Les partisans de Milton
Friedman, qui sont généralement considérés comme des
défenseurs radicaux du libre marché, sont en fait, d'un
point de vue autrichien, des étatistes au même titre que les
keynésiens lorsqu'il est question de monnaie et de cycles
économiques. Contrairement aux Autrichiens, ils n'ont jamais
développé de notion de malinvestissement. Ils ne soulèvent
jamais de préoccupations pendant le boom – on les entend
plutôt célébrer la grandeur du capitalisme à ce moment – et
ne comprennent pas non plus pourquoi il mène inévitablement
à un krach. Ils ne voient que l'assèchement du crédit et
blâment la Fed de ne pas avoir suffisamment injecté de
liquidités pour le prévenir.
Friedman – qui,
contrairement à sa réputation, n'était pas un ennemi acharné
de l'inflation monétaire, mais proposait simplement une
façon de mieux la contrôler en temps normal – avait non
seulement une compréhension déficiente des cycles
économiques, mais il avait tort en affirmant que la Fed
n'était pas suffisamment intervenue durant la Dépression.

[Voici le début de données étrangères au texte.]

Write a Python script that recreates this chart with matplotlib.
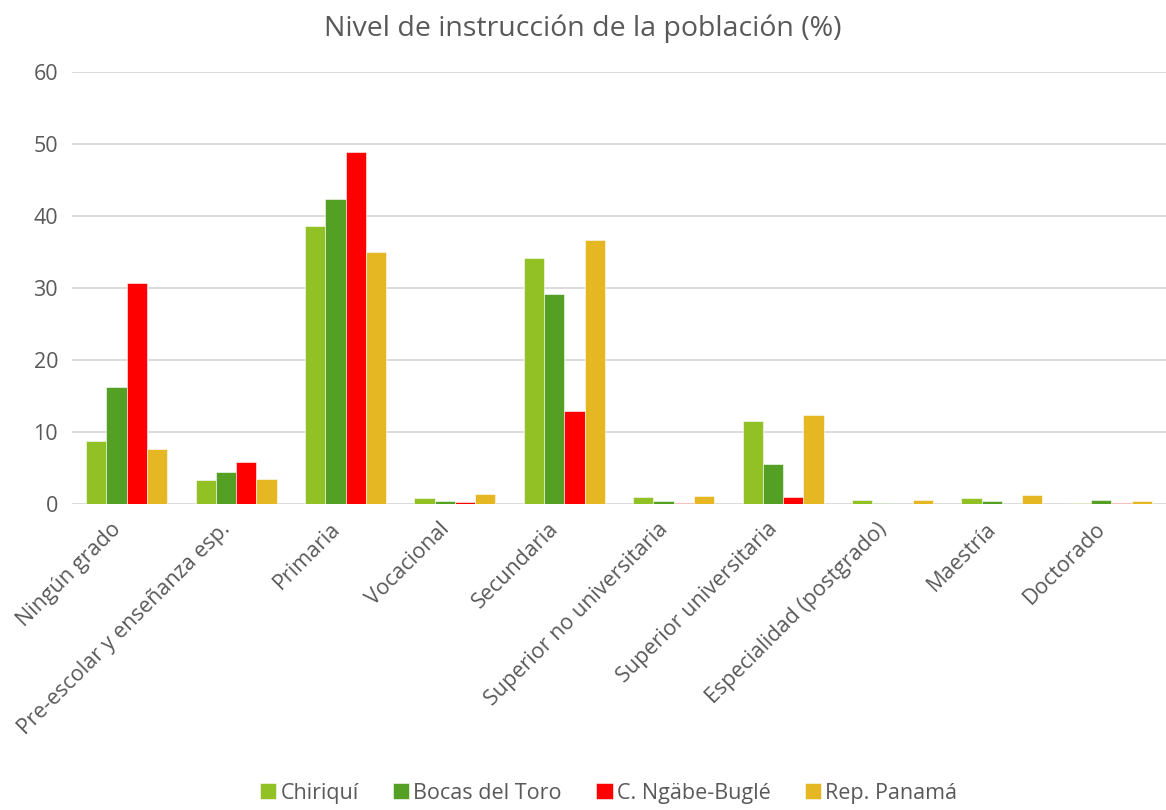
import matplotlib
matplotlib.use("Agg")
import matplotlib.pyplot as plt
import matplotlib.transforms as mtransforms
import numpy as np

categories = ["Ningún grado", "Pre-escolar y enseñanza esp.", "Primaria", "Vocacional",
              "Secundaria", "Superior no universitaria", "Superior universitaria",
              "Especialidad (postgrado)", "Maestría", "Doctorado"]
chiriqui = [8.8, 3.3, 38.6, 0.8, 34.2, 1.0, 11.5, 0.55, 0.8, 0.1]
bocas = [16.3, 4.4, 42.3, 0.4, 29.1, 0.45, 5.6, 0.1, 0.4, 0.55]
ngabe = [30.7, 5.8, 48.9, 0.25, 12.9, 0.1, 1.0, 0.05, 0.05, 0.15]
panama = [7.6, 3.5, 35.0, 1.4, 36.6, 1.1, 12.4, 0.55, 1.25, 0.45]
series_names = ["Chiriquí", "Bocas del Toro", "C. Ngäbe-Buglé", "Rep. Panamá"]
colors = ["#92C126", "#54A024", "#FF0000", "#E5B722"]

plt.rcParams['font.family'] = ['Open Sans', 'DejaVu Sans']
txt = "#595959"

fig = plt.figure(figsize=(11.66, 8.10), dpi=100)
ax = fig.add_axes([72/1166, 1-504/810, 1-72/1166, (504-72)/810])

x = np.arange(len(categories))
w = 0.185
for i, (vals, name, c) in enumerate(zip([chiriqui, bocas, ngabe, panama], series_names, colors)):
    ax.bar(x + (i - 1.5) * w, vals, width=w, color=c, edgecolor="#FFFFFF", linewidth=0.4,
           label=name, zorder=3)

ax.set_xlim(-0.5, len(categories) - 0.5)
ax.set_ylim(0, 60)
ax.set_yticks(range(0, 61, 10))
ax.yaxis.grid(True, color="#D9D9D9", linewidth=1.3, zorder=0)
ax.set_axisbelow(True)
for s in ax.spines.values():
    s.set_visible(False)
ax.tick_params(axis='both', length=0, colors=txt, labelsize=15.5)
ax.tick_params(axis='y', pad=10)
ax.set_xticks(x)
ax.set_xticklabels(categories, rotation=45, ha='right', rotation_mode='anchor', color=txt)
ax.tick_params(axis='x', pad=9)
offset = mtransforms.ScaledTranslation(-16/100, -2/100, fig.dpi_scale_trans)
for lbl in ax.get_xticklabels():
    lbl.set_transform(lbl.get_transform() + offset)

fig.suptitle("Nivel de instrucción de la población (%)", y=0.982, fontsize=20.5, color=txt)

leg = fig.legend(loc='lower center', bbox_to_anchor=(0.522, -0.016), ncol=4, frameon=False,
                 fontsize=15.5, handlelength=0.75, handleheight=0.75, handletextpad=0.2,
                 columnspacing=1.6)
for t in leg.get_texts():
    t.set_color(txt)

fig.savefig("out.png", dpi=100)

Elle a tenté à plusieurs reprises de gonfler la quantité de
crédit, mais celle-ci a tout de même diminué pour
différentes raisons. Il s'agit là d'une différence
d'interprétation cruciale entre les écoles autrichienne et
de Chicago.
Comme Friedrich Hayek l'a
écrit en 1932, « au lieu d'encourager la liquidation
inévitable des malinvestissements provoqués par le boom au
cours des trois dernières années, tous les moyens
concevables ont été utilisés pour empêcher que ce
réajustement se fasse; et l'un de ces moyens, qui a été
essayé à plusieurs reprises bien que sans succès, des
premières jusqu'aux plus récentes phases de la dépression,
est celui d'une politique délibérée d'expansion du crédit.
[...] Tenter de combattre la dépression par une expansion
forcée du crédit équivaut à tenter de résoudre le problème
en ayant recours aux méthodes qui l'ont créé...(2) »
Les étatistes de gauche
et de droite dominent presque totalement le débat sur les
solutions à apporter à cette crise. Les seules différences
ont trait à la vitesse avec laquelle les gouvernements
doivent intervenir et l'ampleur des interventions: grosses,
énormes ou gigantesques. Il revient donc aux seuls adhérents
de l'école d'économie autrichienne aujourd'hui de défendre
de manière cohérente le capitalisme et les vertus du libre
marché.
À l'encontre de toutes
les autres écoles, ils prétendent que ce n'est pas le
capitalisme qui est instable, mais plutôt
l'interventionnisme. Ils sont les seuls à pointer vers les
banques centrales – dont on oublie qu'elles sont des
organismes bureaucratiques de planification centralisée d'un
secteur de l'économie, celui qui concerne la monnaie – comme
source de cette instabilité. Et ils sont les seuls à dire
que la solution aux crises provoquées par un gonflement
artificiel du crédit n'est pas d'intervenir davantage pour
maintenir le crédit gonflé et soutenir la demande, mais
plutôt de permettre la liquidation des malinvestissements et
de laisser les marchés se réajuster.
L'évolution de notre
civilisation vers le capitalisme n'est certainement pas une
fatalité. Au contraire, l'interventionnisme semble se
nourrir de sa propre instabilité. Les crises qu'il provoque
sont autant de justifications pour les gouvernements
d'intervenir davantage. Il est clair que la crise actuelle,
comme celle des années 1930, ajoutera à nos vies une
nouvelle couche de structures bureaucratiques et de
restrictions de toutes sortes qui demanderont peut-être des
décennies à déconstruire. Mais si nous voulons sortir de ce
cercle vicieux et retrouver une prospérité stable et
durable, seul le capitalisme pourra nous y mener.